On Tue, 4 Jul 2017 18:28:42 -0400 Rich Felker <dalias@...c.org> wrote:

> On Wed, Jul 05, 2017 at 01:24:23AM +0300, Alexander Monakov wrote:
> > On Tue, 4 Jul 2017, Rich Felker wrote:
> >   
> > > Thanks, applying.  
> > 
> > Can you please document the rationale for using bare ints instead
> > of an explicit struct for internal locks?  
> 
> I don't think there was/is any good one, it was just the choice that
> was made at the time.
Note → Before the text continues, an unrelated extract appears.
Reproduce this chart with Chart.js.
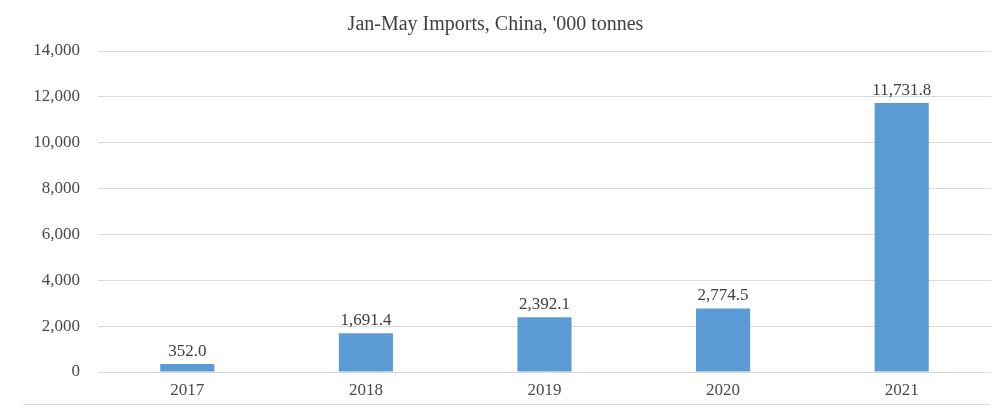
<!DOCTYPE html>
<html>
<head>
<meta charset="utf-8">
<script src="https://cdn.jsdelivr.net/npm/chart.js@4"></script>
<style>
html,body{margin:0;padding:0;background:#fff;}
#wrap{width:1008px;height:415px;position:relative;}
</style>
</head>
<body>
<div id="wrap"><canvas id="c" width="1008" height="415"></canvas></div>
<script>
const categories = ['2017', '2018', '2019', '2020', '2021'];
const imports = [352.0, 1691.4, 2392.1, 2774.5, 11731.8];
const yTicks = [0, 2000, 4000, 6000, 8000, 10000, 12000, 14000];
const titleText = "Jan-May Imports, China, '000 tonnes";

const fmt1 = v => v.toLocaleString('en-US', {minimumFractionDigits: 1, maximumFractionDigits: 1});

const labelPlugin = {
  id: 'barLabels',
  afterDatasetsDraw(chart) {
    const ctx = chart.ctx;
    const meta = chart.getDatasetMeta(0);
    ctx.save();
    ctx.font = '17px "Liberation Serif", serif';
    ctx.fillStyle = '#404040';
    ctx.textAlign = 'center';
    ctx.textBaseline = 'alphabetic';
    meta.data.forEach((bar, i) => {
      ctx.fillText(fmt1(imports[i]), bar.x, bar.y - 8);
    });
    ctx.restore();
  },
  afterDraw(chart) {
    const ctx = chart.ctx;
    ctx.save();
    ctx.strokeStyle = '#D9D9D9';
    ctx.lineWidth = 1;
    ctx.beginPath();
    ctx.moveTo(23, 404.5);
    ctx.lineTo(990, 404.5);
    ctx.stroke();
    ctx.restore();
  }
};

new Chart(document.getElementById('c'), {
  type: 'bar',
  data: {
    labels: categories,
    datasets: [{
      data: imports,
      backgroundColor: '#5B9BD5',
      borderWidth: 0,
      barPercentage: 0.6,
      categoryPercentage: 0.505
    }]
  },
  options: {
    responsive: false,
    animation: false,
    devicePixelRatio: 1,
    layout: {padding: {left: 0, right: 17, top: 0, bottom: 13}},
    plugins: {
      legend: {display: false},
      tooltip: {enabled: false},
      title: {
        display: true,
        text: titleText,
        color: '#404040',
        font: {family: '"Liberation Serif", serif', size: 20, weight: 'normal'},
        padding: {top: 13, bottom: 14}
      }
    },
    scales: {
      x: {
        grid: {display: false},
        border: {display: false},
        ticks: {
          color: '#4a4a4a',
          font: {family: '"Liberation Serif", serif', size: 17},
          padding: 0
        },
        afterFit(s) { s.height = 30; }
      },
      y: {
        min: 0,
        max: 14000,
        afterBuildTicks(s) { s.ticks = yTicks.map(v => ({value: v})); },
        grid: {color: '#D9D9D9', drawTicks: false, lineWidth: 1},
        border: {display: false},
        ticks: {
          color: '#4a4a4a',
          font: {family: '"Liberation Serif", serif', size: 17},
          padding: 18,
          callback: v => v.toLocaleString('en-US')
        },
        afterFit(s) { s.width = 98; }
      }
    }
  },
  plugins: [labelPlugin]
});
</script>
</body>
</html>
At one point there might have been places it
> avoided need for including a header to define the type, or where being
> explicit about the storage needed for the lock mattered (think stdio
> FILE layout, but it uses its own lock anyway), but I think it was
> mostly unjustified. I wouldn't be opposed to changing it.

So what would you think of the following migration path:

 (1) Finish the volatile/atomic cleanup by adding a_load, a_load_l and
 perhaps corresponding store primitives.

 (2) Replace all occurences of "volatile int[2]" by "__lock_t" that
 encapsulates just that in a struct.

 (3) Replace the __lock/__unlock pair by the new algorithm

 (4) Reduce "__lock_t" to a struct that simply has a "volatile int" as
 sole member.

In all of that, would we need the "__" in the name of the structure? I
think this name will never be exported.